介護の現場で何が起こっているのか 著書は朝日新聞の記者。朝日新聞に連載していた記事をもとに加筆訂正したとある。
 発行は2000年。まさに介護保険導入(2000年4月)にあわせた現場報告である。

 もうすでに導入して11年経つので、介護現場もいろいろと変化しているだろ。この本に書かれている内容も、統計数字はもちろんのこと、部分的には古くなっているだろう。にもかかわらず、今でもこの本は価値をまったく失っていない。
 それは、介護保険導入以前と以後とでの介護現場の変化が、現場での取材と介護を受ける当事者やその家族の声を中心に赤裸々に描かれているからである。今ある介護の「当たり前」や「常識」がもとからあったものではなく、当事者や家族の悲惨な体験の数々と、理解者の少ない現場でそれを変えていこうと孤軍奮闘してきた一握りの医療・介護関係者の熱い思いと行動力、それに行政担当者や政治家らの機敏な動きなどがあってはじめて成り立ったものであることを、この本はまざまざと教えてくれる。
 そのことを知ることは、介護保険導入後に介護に関わった人々やこれから介護に関わる人々―介護を受ける当事者、家族、介護の仕事に携わるもの(自分もその一人)、行政関係者―にとって、非常に役立つだろう。なぜなら、人が年を取るとはどういうことか、介護とは何か、人権とは何か、人間の尊厳とは何か、ということを、この変化の過程を理解することで学ぶことができるからである。
 それは、この本の各章のタイトルを見るだけでも得心がゆく。

第一章 チューブはやめて ~介護とリハビリの現場で
第二章 「縛らない」介護をめざして ~介護保険で原則禁止に
第三章 付き添いは消えたか
第四章 新しい風 ~ここまで変わった家族、支える人々
第五章 介護保険がやってくる
第六章 介護保険がやってきた 

 チューブによる栄養補給から口から食べることへ。
 寝たきり(寝かせきり)から自立歩行へ。
 拘束具を用いた抑制からの解放。
 付き添いさんの廃止。
 家族(特に女性)の仕事から、地域や社会の責任へ(介護の社会化)。

 本当にここ20年で介護をめぐるパラダイムは変わったんだな~と実感する。

 これまで介護を必要とする親族が周囲にいなかった自分の頭の中にも、テレビドラマや小説などでインプットされた昔ながらの介護のイメージが残っている。それを払拭しないといけないと思った。

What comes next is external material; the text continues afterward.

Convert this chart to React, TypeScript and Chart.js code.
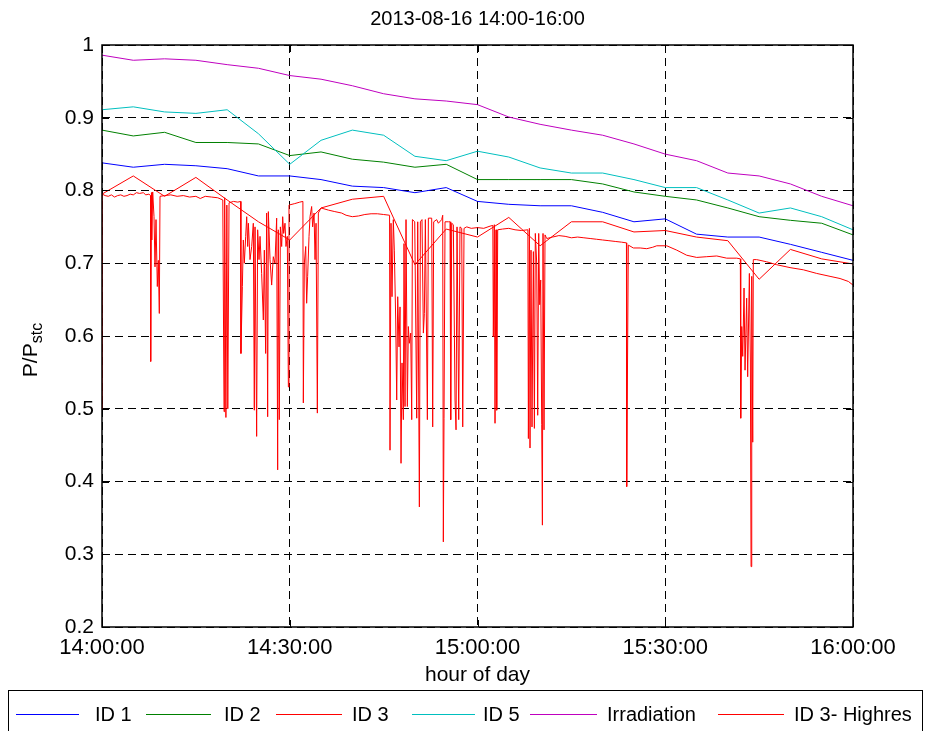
import React, { useEffect, useRef } from "react";
import { Chart, registerables } from "chart.js";

Chart.register(...registerables);

// ---------- data ----------
const titleText = "2013-08-16 14:00-16:00";
const xAxisLabel = "hour of day";
const yTickValues = [0.2, 0.3, 0.4, 0.5, 0.6, 0.7, 0.8, 0.9, 1];
const xTickMinutes = [0, 30, 60, 90, 120]; // minutes after 14:00

// 5-minute samples, minutes after 14:00
const coarseMinutes = [0, 5, 10, 15, 20, 25, 30, 35, 40, 45, 50, 55, 60, 65, 70, 75, 80, 85, 90, 95, 100, 105, 110, 115, 120];

const id1 = [0.838, 0.832, 0.836, 0.834, 0.830, 0.820, 0.820, 0.815, 0.806, 0.804, 0.797, 0.804, 0.785, 0.781, 0.779, 0.779, 0.770, 0.757, 0.761, 0.740, 0.736, 0.736, 0.726, 0.715, 0.704];
const id2 = [0.883, 0.875, 0.880, 0.866, 0.866, 0.864, 0.848, 0.853, 0.843, 0.839, 0.832, 0.836, 0.815, 0.815, 0.815, 0.815, 0.809, 0.798, 0.792, 0.787, 0.776, 0.764, 0.759, 0.755, 0.739];
const id3 = [0.795, 0.820, 0.792, 0.818, 0.787, 0.757, 0.732, 0.776, 0.788, 0.792, 0.698, 0.747, 0.736, 0.763, 0.724, 0.757, 0.757, 0.743, 0.745, 0.736, 0.731, 0.678, 0.719, 0.706, 0.699];
const id5 = [0.911, 0.915, 0.908, 0.906, 0.911, 0.878, 0.836, 0.869, 0.883, 0.876, 0.847, 0.841, 0.854, 0.846, 0.831, 0.824, 0.824, 0.815, 0.804, 0.804, 0.787, 0.769, 0.776, 0.764, 0.746];
const irradiation = [0.986, 0.979, 0.981, 0.979, 0.973, 0.968, 0.958, 0.953, 0.944, 0.933, 0.926, 0.923, 0.918, 0.901, 0.891, 0.883, 0.876, 0.864, 0.850, 0.841, 0.824, 0.820, 0.809, 0.792, 0.779];

// high resolution ID 3, minutes after 14:00
const hiresMinutes = [
  0, 0.05, 0.5, 1.0, 1.5, 2.0, 2.5, 3.0, 3.5, 4.0, 4.5, 5.0, 5.5, 6.0, 6.6, 7.0, 7.5, 7.75,
  7.78, 7.9, 7.94, 8.1, 8.31, 8.47, 8.63, 8.84, 9.0, 9.16, 9.27,
  10, 11, 12, 13, 14, 15, 15.7, 16.5, 17.5, 18.5, 19.3,
  19.5, 19.6, 19.8, 19.95, 20.1, 20.3, 21.0, 21.7, 22.15,
  22.2, 22.43, 22.58, 22.74, 22.96, 23.12, 23.28, 23.39, 23.65, 23.92, 24.18, 24.34, 24.45, 24.71, 24.87,
  25.09, 25.25, 25.51, 25.78, 25.94, 26.15, 26.31, 26.47, 26.58, 26.85, 27.11, 27.37, 27.64, 27.91,
  28.07, 28.17, 28.33, 28.5, 28.71, 28.87, 29.03, 29.24, 29.4, 29.61, 29.78, 29.88,
  30.8, 31.6, 32.1,
  32.17, 32.33, 32.55, 32.7, 32.86, 33.08, 33.24, 33.5, 33.66, 33.88, 34.04, 34.2, 34.41, 34.57,
  35.0, 36.2, 37.2, 38.3, 39.0, 40.0, 41.0, 42.0, 43.0, 44.0, 45.0, 45.95,
  46.02, 46.18, 46.34, 46.55, 46.71, 46.93, 47.09, 47.25, 47.46, 47.62, 47.78, 47.94, 48.15, 48.26,
  48.42, 48.58, 48.79, 48.95, 49.11, 49.33, 49.49, 49.6, 49.97, 50.29, 50.45, 50.71, 50.87, 51.13,
  51.35, 51.51, 51.67, 51.99, 52.15, 52.68, 52.84, 53.0, 53.48, 53.75, 54.28, 54.44, 54.54, 54.65,
  54.81, 55.34, 55.61, 55.72, 55.88, 56.14, 56.41, 56.57, 56.73, 57.0, 57.2, 57.48, 57.64, 57.85, 58.28,
  59.0, 60.0, 61.0, 62.0, 62.45,
  62.53, 62.69, 62.8, 62.96, 63.07, 63.23,
  64.0, 65.0, 66.0, 67.0, 68.05,
  68.13, 68.29, 68.39, 68.55, 68.71, 68.93, 69.09, 69.24, 69.46, 69.62, 69.78, 69.94, 70.1, 70.26,
  70.37, 70.47, 70.63, 70.79, 71.06,
  72, 73, 74, 75, 76, 77, 78, 79, 80, 81, 82, 83, 83.8,
  83.84, 84.1, 84.9, 86.0, 87.04, 88.0, 88.64, 90.24, 91.84, 93.43, 95.03, 96.63, 98.23, 99.82, 101.42, 102.0,
  102.06, 102.22, 102.38, 102.59, 102.75, 103.01, 103.17, 103.44, 103.6, 103.71, 103.82, 103.98, 104.07,
  104.6, 106.2, 107.8, 109.94, 112.07, 114.2, 116.33, 117.93, 119.26, 120
];
const hiresValues = [
  0.500, 0.795, 0.793, 0.792, 0.794, 0.791, 0.793, 0.794, 0.792, 0.793, 0.795, 0.794, 0.797, 0.796, 0.797, 0.794, 0.795, 0.793,
  0.565, 0.797, 0.732, 0.798, 0.764, 0.695, 0.760, 0.668, 0.704, 0.631, 0.792,
  0.793, 0.794, 0.792, 0.793, 0.791, 0.792, 0.789, 0.792, 0.791, 0.790, 0.787,
  0.496, 0.790, 0.488, 0.780, 0.500, 0.783, 0.785, 0.784, 0.785,
  0.576, 0.668, 0.732, 0.700, 0.737, 0.764, 0.723, 0.755, 0.705, 0.723, 0.755, 0.498, 0.750, 0.462, 0.746,
  0.705, 0.737, 0.686, 0.622, 0.718, 0.576, 0.769, 0.489, 0.771, 0.705, 0.670, 0.709, 0.700, 0.762,
  0.416, 0.746, 0.485, 0.750, 0.723, 0.764, 0.741, 0.755, 0.723, 0.737, 0.530, 0.780,
  0.782, 0.784, 0.785,
  0.508, 0.700, 0.723, 0.645, 0.682, 0.737, 0.764, 0.778, 0.750, 0.769, 0.705, 0.755, 0.494, 0.769,
  0.776, 0.773, 0.771, 0.769, 0.766, 0.764, 0.765, 0.767, 0.768, 0.768, 0.767, 0.766,
  0.443, 0.755, 0.654, 0.760, 0.718, 0.622, 0.512, 0.654, 0.585, 0.640, 0.425, 0.563, 0.485, 0.727,
  0.503, 0.760, 0.503, 0.613, 0.590, 0.604, 0.485, 0.760, 0.757, 0.487, 0.757, 0.365, 0.757, 0.760,
  0.604, 0.631, 0.760, 0.485, 0.762, 0.762, 0.475, 0.757, 0.760, 0.755, 0.760, 0.766, 0.317, 0.487,
  0.757, 0.757, 0.757, 0.485, 0.755, 0.753, 0.512, 0.471, 0.750, 0.485, 0.750, 0.748, 0.475, 0.748, 0.750,
  0.748, 0.749, 0.748, 0.751, 0.752,
  0.599, 0.753, 0.480, 0.746, 0.498, 0.746,
  0.747, 0.748, 0.746, 0.745, 0.746,
  0.459, 0.748, 0.446, 0.718, 0.475, 0.716, 0.473, 0.741, 0.700, 0.491, 0.741, 0.643, 0.677, 0.478,
  0.340, 0.741, 0.471, 0.739, 0.734,
  0.736, 0.738, 0.737, 0.735, 0.736, 0.735, 0.734, 0.733, 0.732, 0.731, 0.730, 0.729, 0.728,
  0.393, 0.725, 0.721, 0.721, 0.720, 0.722, 0.724, 0.724, 0.718, 0.711, 0.708, 0.709, 0.710, 0.707, 0.707, 0.706,
  0.487, 0.613, 0.572, 0.666, 0.553, 0.652, 0.544, 0.686, 0.567, 0.283, 0.682, 0.454, 0.705,
  0.705, 0.702, 0.698, 0.694, 0.691, 0.686, 0.682, 0.679, 0.675, 0.670
];

const seriesLabels = ["ID 1", "ID 2", "ID 3", "ID 5", "Irradiation", "ID 3- Highres"];
const seriesColors = ["#0000ff", "#008000", "#ff0000", "#00bfbf", "#bf00bf", "#ff0000"];

// ---------- styling / layout ----------
const FONT = "'Liberation Sans', Arial, Helvetica, sans-serif";
const W = 927;
const H = 731;
const PLOT = { left: 102, top: 45, right: 853, bottom: 627 };
const LEGEND_ITEMS = [
  { x1: 16, x2: 79, tx: 95 },
  { x1: 146, x2: 211, tx: 224 },
  { x1: 276, x2: 342, tx: 352 },
  { x1: 412, x2: 475, tx: 483 },
  { x1: 530, x2: 597, tx: 607 },
  { x1: 718, x2: 784, tx: 794 },
];

function fmtTime(v: number): string {
  const total = 14 * 60 + Math.round(v);
  const h = Math.floor(total / 60);
  const m = total % 60;
  return `${h}:${String(m).padStart(2, "0")}:00`;
}

function fmtY(v: number): string {
  return String(Math.round(v * 10) / 10);
}

const overlayPlugin = {
  id: "matlabOverlay",
  afterDatasetsDraw(chart: any) {
    const { ctx, chartArea } = chart;
    const xs = chart.scales.x;
    const ys = chart.scales.y;
    ctx.save();
    ctx.strokeStyle = "#000";
    ctx.lineWidth = 1;
    ctx.setLineDash([]);
    const tl = 7;
    ctx.beginPath();
    for (const v of yTickValues) {
      const y = Math.round(ys.getPixelForValue(v)) + 0.5;
      ctx.moveTo(chartArea.left, y);
      ctx.lineTo(chartArea.left + tl, y);
      ctx.moveTo(chartArea.right, y);
      ctx.lineTo(chartArea.right - tl, y);
    }
    for (const v of xTickMinutes) {
      const x = Math.round(xs.getPixelForValue(v)) + 0.5;
      ctx.moveTo(x, chartArea.bottom);
      ctx.lineTo(x, chartArea.bottom - tl);
      ctx.moveTo(x, chartArea.top);
      ctx.lineTo(x, chartArea.top + tl);
    }
    ctx.stroke();
    ctx.lineWidth = 1.5;
    ctx.strokeRect(chartArea.left, chartArea.top, chartArea.right - chartArea.left, chartArea.bottom - chartArea.top);
    ctx.restore();
  },
  afterDraw(chart: any) {
    const { ctx, chartArea } = chart;
    const cx = (chartArea.left + chartArea.right) / 2;
    ctx.save();
    ctx.fillStyle = "#000";
    ctx.textBaseline = "middle";
    // title
    ctx.font = `20px ${FONT}`;
    ctx.textAlign = "center";
    ctx.fillText(titleText, cx, 19);
    // x label
    ctx.font = `21px ${FONT}`;
    ctx.fillText(xAxisLabel, cx, 675);
    // y label with subscript
    ctx.save();
    ctx.translate(31, (chartArea.top + chartArea.bottom) / 2 + 14);
    ctx.rotate(-Math.PI / 2);
    ctx.textAlign = "left";
    ctx.font = `21px ${FONT}`;
    const w1 = ctx.measureText("P/P").width;
    ctx.font = `16px ${FONT}`;
    const w2 = ctx.measureText("stc").width;
    const start = -(w1 + w2) / 2;
    ctx.font = `21px ${FONT}`;
    ctx.fillText("P/P", start, 0);
    ctx.font = `16px ${FONT}`;
    ctx.fillText("stc", start + w1, 7);
    ctx.restore();
    // legend
    ctx.strokeStyle = "#000";
    ctx.lineWidth = 1;
    ctx.strokeRect(8.5, 690.5, 914, 60);
    ctx.font = `20px ${FONT}`;
    ctx.textAlign = "left";
    const ly = 714;
    chart.data.datasets.forEach((ds: any, i: number) => {
      const item = LEGEND_ITEMS[i];
      ctx.strokeStyle = ds.borderColor;
      ctx.beginPath();
      ctx.moveTo(item.x1, ly + 0.5);
      ctx.lineTo(item.x2, ly + 0.5);
      ctx.stroke();
      ctx.fillText(ds.label, item.tx, ly + 1);
    });
    ctx.restore();
  },
};

export default function App() {
  const canvasRef = useRef<HTMLCanvasElement | null>(null);

  useEffect(() => {
    const canvas = canvasRef.current;
    if (!canvas) return;
    const coarseSets = [id1, id2, id3, id5, irradiation];
    const datasets: any[] = coarseSets.map((vals, i) => ({
      label: seriesLabels[i],
      data: coarseMinutes.map((m, j) => ({ x: m, y: vals[j] })),
      borderColor: seriesColors[i],
      backgroundColor: seriesColors[i],
      borderWidth: 1,
      pointRadius: 0,
      fill: false,
      tension: 0,
      order: 5 - i,
    }));
    datasets.push({
      label: seriesLabels[5],
      data: hiresMinutes.map((m, j) => ({ x: m, y: hiresValues[j] })),
      borderColor: seriesColors[5],
      backgroundColor: seriesColors[5],
      borderWidth: 1,
      pointRadius: 0,
      fill: false,
      tension: 0,
      order: 0,
    });

    const gridCommon = { color: "#000", lineWidth: 1, drawTicks: false };
    const borderCommon = { display: false, dash: [8, 5] };

    const chart = new Chart(canvas, {
      type: "line",
      data: { datasets },
      options: {
        responsive: false,
        animation: false,
        devicePixelRatio: 1,
        layout: { padding: { left: 0, top: PLOT.top, right: W - PLOT.right, bottom: 0 } },
        plugins: {
          legend: { display: false },
          title: { display: false },
          tooltip: { enabled: false },
        },
        scales: {
          x: {
            type: "linear",
            min: 0,
            max: 120,
            ticks: {
              stepSize: 30,
              autoSkip: false,
              maxRotation: 0,
              padding: 8,
              color: "#000",
              font: { family: FONT, size: 22 },
              callback: (v: any) => fmtTime(Number(v)),
            },
            grid: gridCommon,
            border: borderCommon,
            afterFit: (s: any) => {
              s.height = H - PLOT.bottom;
            },
          },
          y: {
            type: "linear",
            min: 0.2,
            max: 1,
            ticks: {
              stepSize: 0.1,
              padding: 8,
              color: "#000",
              font: { family: FONT, size: 21 },
              callback: (v: any) => fmtY(Number(v)),
            },
            grid: gridCommon,
            border: borderCommon,
            afterFit: (s: any) => {
              s.width = PLOT.left;
            },
          },
        },
      } as any,
      plugins: [overlayPlugin],
    });
    return () => chart.destroy();
  }, []);

  return (
    <div style={{ position: "fixed", left: 0, top: 0, width: W, height: H, background: "#fff" }}>
      <canvas ref={canvasRef} width={W} height={H} style={{ width: W, height: H, display: "block" }} />
    </div>
  );
}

 付章では介護の先進国であるドイツとデンマークの例を紹介している。
 とりわけ、デンマークは「いたれりつくせり、but自立心を奪わない」が徹底していて、此彼の違いにため息が出る。安心して、歳を取ること、病気になること、愛する人(夫婦や男女間でなくとも)を介護すること、そして看取ることができる社会的な合意と仕組みができている。そこには当然、高い税率に対する国民の納得が背景としてある。教育費、医療費、年金、介護費、失業したときの手当て。こうしたベーシックな部分での行政や国家によるインシュアランス(保障)は、国民に安心感と国への信頼をもたらす。「将来のまさかのために貯金をしなくても良い」という言葉がそれを物語っていよう。
 なんという大人社会であろうか。


 デンマーク、フィンランド、ノルウェー、オランダ・・・。
 北欧国家の多くがなぜ高福祉を実現できたのか、その根底にある歴史性と国民性とはなんなのか。ちょっと調べてみたくなった。